# [WHAT IS NEEDED]
Extract exactly the lines from the top of the records through the line containing "linewidth=1.8, label=lab, zorder=3)", and keep pictures out of the copy.

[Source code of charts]

** BEGIN **

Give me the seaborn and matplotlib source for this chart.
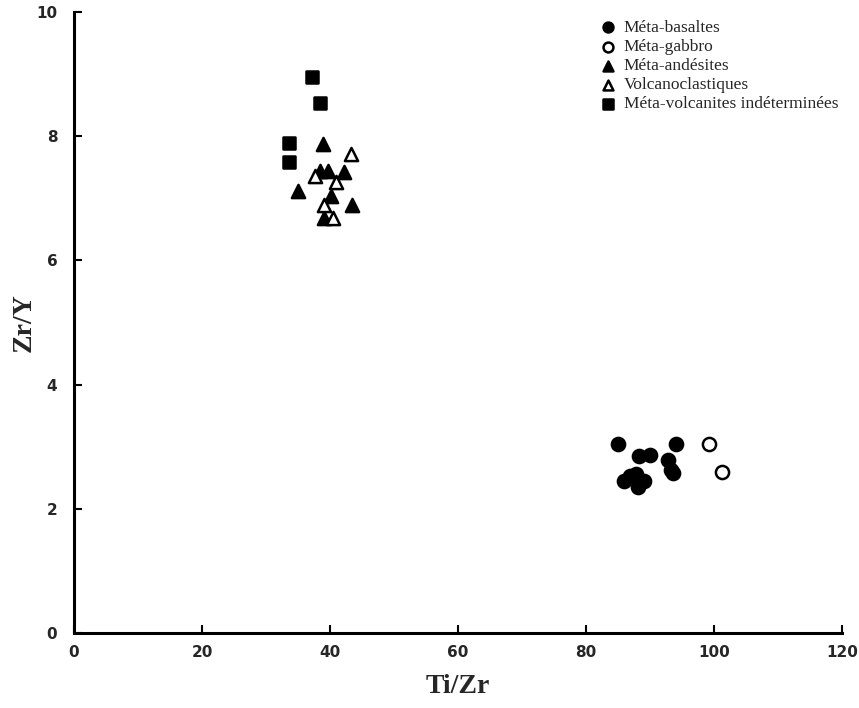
import matplotlib
matplotlib.use("Agg")
import matplotlib.pyplot as plt
import seaborn as sns
import pandas as pd

sns.set_style("white")
plt.rcParams['font.family'] = ['DejaVu Sans']
plt.rcParams['xtick.direction'] = 'in'
plt.rcParams['ytick.direction'] = 'in'

# ---- data (Ti/Zr, Zr/Y) ----
basaltes_x = [85.0, 88.3, 90.0, 94.0, 92.9, 93.3, 93.6, 86.9, 85.9, 87.8, 88.2, 89.0]
basaltes_y = [3.04, 2.85, 2.86, 3.04, 2.78, 2.62, 2.58, 2.52, 2.45, 2.56, 2.35, 2.45]
gabbro_x = [99.2, 101.3]
gabbro_y = [3.04, 2.59]
andesites_x = [38.9, 38.4, 39.7, 42.2, 35.0, 40.1, 43.5, 39.1]
andesites_y = [7.88, 7.44, 7.44, 7.43, 7.11, 7.03, 6.89, 6.69]
volcano_x = [43.3, 37.7, 41.0, 39.0, 40.4]
volcano_y = [7.72, 7.36, 7.27, 6.90, 6.69]
indet_x = [37.2, 38.4, 33.6, 33.6]
indet_y = [8.95, 8.53, 7.89, 7.59]

labels = ["Méta-basaltes", "Méta-gabbro", "Méta-andésites",
          "Volcanoclastiques", "Méta-volcanites indéterminées"]
xticks = [0, 20, 40, 60, 80, 100, 120]
yticks = [0, 2, 4, 6, 8, 10]

groups = [
    (basaltes_x, basaltes_y, labels[0], "o", "black"),
    (gabbro_x, gabbro_y, labels[1], "o", "white"),
    (andesites_x, andesites_y, labels[2], "^", "black"),
    (volcano_x, volcano_y, labels[3], "^", "white"),
    (indet_x, indet_y, labels[4], "s", "black"),
]

fig = plt.figure(figsize=(8.59, 7.08), dpi=100)
ax = fig.add_axes([0.0861, 0.106, 0.894, 0.877])

for gx, gy, lab, mk, fc in groups:
    df = pd.DataFrame({"Ti/Zr": gx, "Zr/Y": gy})
    sns.scatterplot(data=df, x="Ti/Zr", y="Zr/Y", ax=ax, marker=mk,
                    s=90 if mk != "s" else 75, color=fc, edgecolor="black",
                    linewidth=1.8, label=lab, zorder=3)

ax.set_xlim(0, 120)
ax.set_ylim(0, 10)
ax.set_xticks(xticks)
ax.set_yticks(yticks)
for s in ["top", "right"]:
    ax.spines[s].set_visible(False)
for s in ["left", "bottom"]:
    ax.spines[s].set_linewidth(2.2)
    ax.spines[s].set_color("black")
ax.tick_params(bottom=True, left=True, top=False, right=False,
               direction="in", length=6, width=1.5, color="black")
ax.tick_params(axis="x", pad=9)
ax.tick_params(axis="y", pad=12)
for t in ax.get_xticklabels() + ax.get_yticklabels():
    t.set_fontweight("heavy")
    t.set_fontsize(11)

ax.set_xlabel("Ti/Zr", fontsize=20, fontweight="bold",
              family=["Liberation Serif"], labelpad=10)
ax.set_ylabel("Zr/Y", fontsize=20, fontweight="bold",
              family=["Liberation Serif"], labelpad=0)

leg = ax.legend(loc="upper right", frameon=False,
                prop={"family": "Liberation Serif", "size": 12.5},
                labelspacing=0.17, handletextpad=0.4, borderaxespad=0.0,
                borderpad=0.2, bbox_to_anchor=(1.0, 0.993), handlelength=1.0,
                markerscale=0.75)

fig.savefig("out.png", dpi=100)
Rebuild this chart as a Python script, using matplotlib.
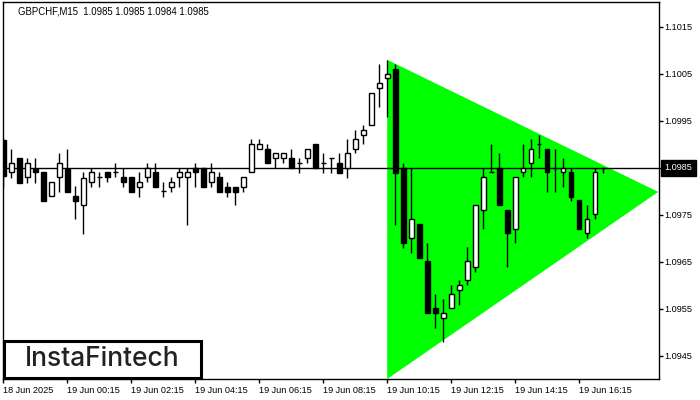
import matplotlib
matplotlib.use("Agg")
import matplotlib.pyplot as plt
from matplotlib.patches import Rectangle

plt.rcParams['font.family'] = ['Liberation Sans', 'DejaVu Sans']

# 15 min bars, GBPCHF (open, high, low, close)
opens = [1.09910, 1.09841, 1.09871, 1.09831, 1.09848, 1.09841, 1.09790, 1.09831, 1.09848, 1.09790,
         1.09771, 1.09820, 1.09831, 1.09841, 1.09841, 1.09831, 1.09831, 1.09810, 1.09831, 1.09841,
         1.09801, 1.09810, 1.09831, 1.09831, 1.09850, 1.09850, 1.09820, 1.09831, 1.09810, 1.09810,
         1.09810, 1.09841, 1.09890, 1.09890, 1.09871, 1.09871, 1.09871, 1.09861, 1.09871, 1.09901,
         1.09861, 1.09871, 1.09861, 1.09850, 1.09890, 1.09920, 1.09941, 1.10020, 1.10042, 1.10061,
         1.09850, 1.09701, 1.09731, 1.09652, 1.09552, 1.09531, 1.09552, 1.09590, 1.09612, 1.09639,
         1.09761, 1.09841, 1.09850, 1.09761, 1.09720, 1.09841, 1.09861, 1.09901, 1.09890, 1.09850,
         1.09841, 1.09841, 1.09782, 1.09712, 1.09752, 1.09850]
highs = [1.09914, 1.09890, 1.09871, 1.09871, 1.09871, 1.09841, 1.09820, 1.09882, 1.09890, 1.09812,
         1.09841, 1.09850, 1.09841, 1.09841, 1.09861, 1.09850, 1.09831, 1.09841, 1.09861, 1.09861,
         1.09820, 1.09831, 1.09850, 1.09850, 1.09861, 1.09850, 1.09861, 1.09841, 1.09820, 1.09810,
         1.09831, 1.09912, 1.09912, 1.09901, 1.09882, 1.09882, 1.09890, 1.09871, 1.09890, 1.09901,
         1.09882, 1.09871, 1.09882, 1.09912, 1.09931, 1.09941, 1.10010, 1.10071, 1.10080, 1.10071,
         1.09861, 1.09850, 1.09731, 1.09690, 1.09582, 1.09571, 1.09601, 1.09612, 1.09682, 1.09771,
         1.09850, 1.09901, 1.09882, 1.09761, 1.09831, 1.09901, 1.09912, 1.09920, 1.09890, 1.09890,
         1.09871, 1.09850, 1.09782, 1.09771, 1.09850, 1.09850]
lows = [1.09810, 1.09829, 1.09818, 1.09818, 1.09818, 1.09780, 1.09790, 1.09799, 1.09799, 1.09741,
        1.09710, 1.09810, 1.09810, 1.09820, 1.09831, 1.09810, 1.09799, 1.09788, 1.09820, 1.09810,
        1.09788, 1.09799, 1.09810, 1.09729, 1.09810, 1.09810, 1.09810, 1.09799, 1.09788, 1.09771,
        1.09799, 1.09841, 1.09890, 1.09861, 1.09850, 1.09861, 1.09850, 1.09839, 1.09861, 1.09850,
        1.09839, 1.09839, 1.09839, 1.09829, 1.09882, 1.09901, 1.09941, 1.09980, 1.09959, 1.09729,
        1.09680, 1.09669, 1.09659, 1.09541, 1.09510, 1.09480, 1.09552, 1.09559, 1.09601, 1.09629,
        1.09720, 1.09841, 1.09771, 1.09639, 1.09690, 1.09831, 1.09831, 1.09871, 1.09799, 1.09799,
        1.09810, 1.09780, 1.09720, 1.09701, 1.09741, 1.09840]
closes = [1.09833, 1.09861, 1.09818, 1.09861, 1.09841, 1.09780, 1.09820, 1.09861, 1.09799, 1.09780,
          1.09829, 1.09841, 1.09831, 1.09831, 1.09841, 1.09820, 1.09799, 1.09820, 1.09850, 1.09810,
          1.09801, 1.09820, 1.09841, 1.09841, 1.09841, 1.09810, 1.09841, 1.09799, 1.09799, 1.09799,
          1.09831, 1.09901, 1.09901, 1.09861, 1.09882, 1.09882, 1.09850, 1.09861, 1.09890, 1.09850,
          1.09861, 1.09871, 1.09839, 1.09882, 1.09912, 1.09931, 1.10010, 1.10031, 1.10050, 1.09839,
          1.09690, 1.09741, 1.09659, 1.09541, 1.09541, 1.09541, 1.09582, 1.09601, 1.09652, 1.09771,
          1.09831, 1.09841, 1.09771, 1.09712, 1.09831, 1.09850, 1.09890, 1.09901, 1.09841, 1.09850,
          1.09850, 1.09788, 1.09720, 1.09741, 1.09841, 1.09850]

# triangle pattern (bar index, price)
tri_x = [48, 81.9, 48]
tri_y = [1.10080, 1.09799, 1.09401]

last_price = 1.0985
price_ticks = [1.1015, 1.1005, 1.0995, 1.0985, 1.0975, 1.0965, 1.0955, 1.0945]
time_ticks = [0, 8, 16, 24, 32, 40, 48, 56, 64, 72]
time_labels = ['18 Jun 2025', '19 Jun 00:15', '19 Jun 02:15', '19 Jun 04:15', '19 Jun 06:15',
               '19 Jun 08:15', '19 Jun 10:15', '19 Jun 12:15', '19 Jun 14:15', '19 Jun 16:15']

fig = plt.figure(figsize=(7, 4), dpi=100)
ax = fig.add_axes([3 / 700, 21 / 400, 656 / 700, 377 / 400])

ax.fill(tri_x, tri_y, color='#00ff00', lw=0, zorder=1)
ax.axhline(last_price, color='black', lw=1, zorder=2)

xs = list(range(len(opens)))
ax.vlines(xs, lows, highs, color='black', lw=1, zorder=3)

for i in xs:
    o, c = opens[i], closes[i]
    if abs(o - c) < 1e-6:
        ax.hlines(o, i - 0.3, i + 0.3, color='black', lw=1, zorder=4)
    else:
        fc = 'white' if c > o else 'black'
        ax.bar(i, abs(c - o), bottom=min(o, c), width=0.6, color=fc,
               edgecolor='black', linewidth=1, zorder=4)

ax.set_xlim(-0.06, 82.0)
ax.set_ylim(1.09401, 1.10203)

ax.yaxis.tick_right()
ax.set_yticks(price_ticks)
ax.set_yticklabels(['%.4f' % p for p in price_ticks])
ax.set_xticks(time_ticks)
ax.set_xticklabels(time_labels, ha='left')
ax.tick_params(axis='both', direction='out', length=3, width=1, labelsize=6.6, colors='black')
ax.tick_params(axis='x', pad=2)
ax.tick_params(axis='y', pad=1)
for s in ax.spines.values():
    s.set_linewidth(1)
    s.set_color('black')

ax.annotate('%.4f' % last_price, xy=(1, last_price), xycoords=('axes fraction', 'data'),
            xytext=(4, 0), textcoords='offset points', va='center', ha='left',
            fontsize=6.6, color='white', annotation_clip=False, zorder=10,
            bbox=dict(boxstyle='square,pad=0.35', fc='black', ec='black'))

fig.text(18 / 700, 1 - 11 / 400, 'GBPCHF,M15  1.0985 1.0985 1.0984 1.0985',
         fontsize=6.9, va='center', ha='left', color='black')

# logo box
fig.patches.append(Rectangle((4 / 700, 22 / 400), 197 / 700, 37 / 400, transform=fig.transFigure,
                             facecolor='white', edgecolor='black', lw=2.2, zorder=20))
fig.text(102 / 700, 1 - 359 / 400, 'InstaFintech', fontsize=19, fontweight='medium',
         family=['Inter', 'Lato', 'DejaVu Sans'],
         color='#222222', ha='center', va='center', zorder=21)

fig.savefig('out.png', dpi=100)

** END **

# [SOLVED PROBLEM]
Give me the seaborn and matplotlib source for this chart.
import matplotlib
matplotlib.use("Agg")
import matplotlib.pyplot as plt
import seaborn as sns
import pandas as pd

sns.set_style("white")
plt.rcParams['font.family'] = ['DejaVu Sans']
plt.rcParams['xtick.direction'] = 'in'
plt.rcParams['ytick.direction'] = 'in'

# ---- data (Ti/Zr, Zr/Y) ----
basaltes_x = [85.0, 88.3, 90.0, 94.0, 92.9, 93.3, 93.6, 86.9, 85.9, 87.8, 88.2, 89.0]
basaltes_y = [3.04, 2.85, 2.86, 3.04, 2.78, 2.62, 2.58, 2.52, 2.45, 2.56, 2.35, 2.45]
gabbro_x = [99.2, 101.3]
gabbro_y = [3.04, 2.59]
andesites_x = [38.9, 38.4, 39.7, 42.2, 35.0, 40.1, 43.5, 39.1]
andesites_y = [7.88, 7.44, 7.44, 7.43, 7.11, 7.03, 6.89, 6.69]
volcano_x = [43.3, 37.7, 41.0, 39.0, 40.4]
volcano_y = [7.72, 7.36, 7.27, 6.90, 6.69]
indet_x = [37.2, 38.4, 33.6, 33.6]
indet_y = [8.95, 8.53, 7.89, 7.59]

labels = ["Méta-basaltes", "Méta-gabbro", "Méta-andésites",
          "Volcanoclastiques", "Méta-volcanites indéterminées"]
xticks = [0, 20, 40, 60, 80, 100, 120]
yticks = [0, 2, 4, 6, 8, 10]

groups = [
    (basaltes_x, basaltes_y, labels[0], "o", "black"),
    (gabbro_x, gabbro_y, labels[1], "o", "white"),
    (andesites_x, andesites_y, labels[2], "^", "black"),
    (volcano_x, volcano_y, labels[3], "^", "white"),
    (indet_x, indet_y, labels[4], "s", "black"),
]

fig = plt.figure(figsize=(8.59, 7.08), dpi=100)
ax = fig.add_axes([0.0861, 0.106, 0.894, 0.877])

for gx, gy, lab, mk, fc in groups:
    df = pd.DataFrame({"Ti/Zr": gx, "Zr/Y": gy})
    sns.scatterplot(data=df, x="Ti/Zr", y="Zr/Y", ax=ax, marker=mk,
                    s=90 if mk != "s" else 75, color=fc, edgecolor="black",
                    linewidth=1.8, label=lab, zorder=3)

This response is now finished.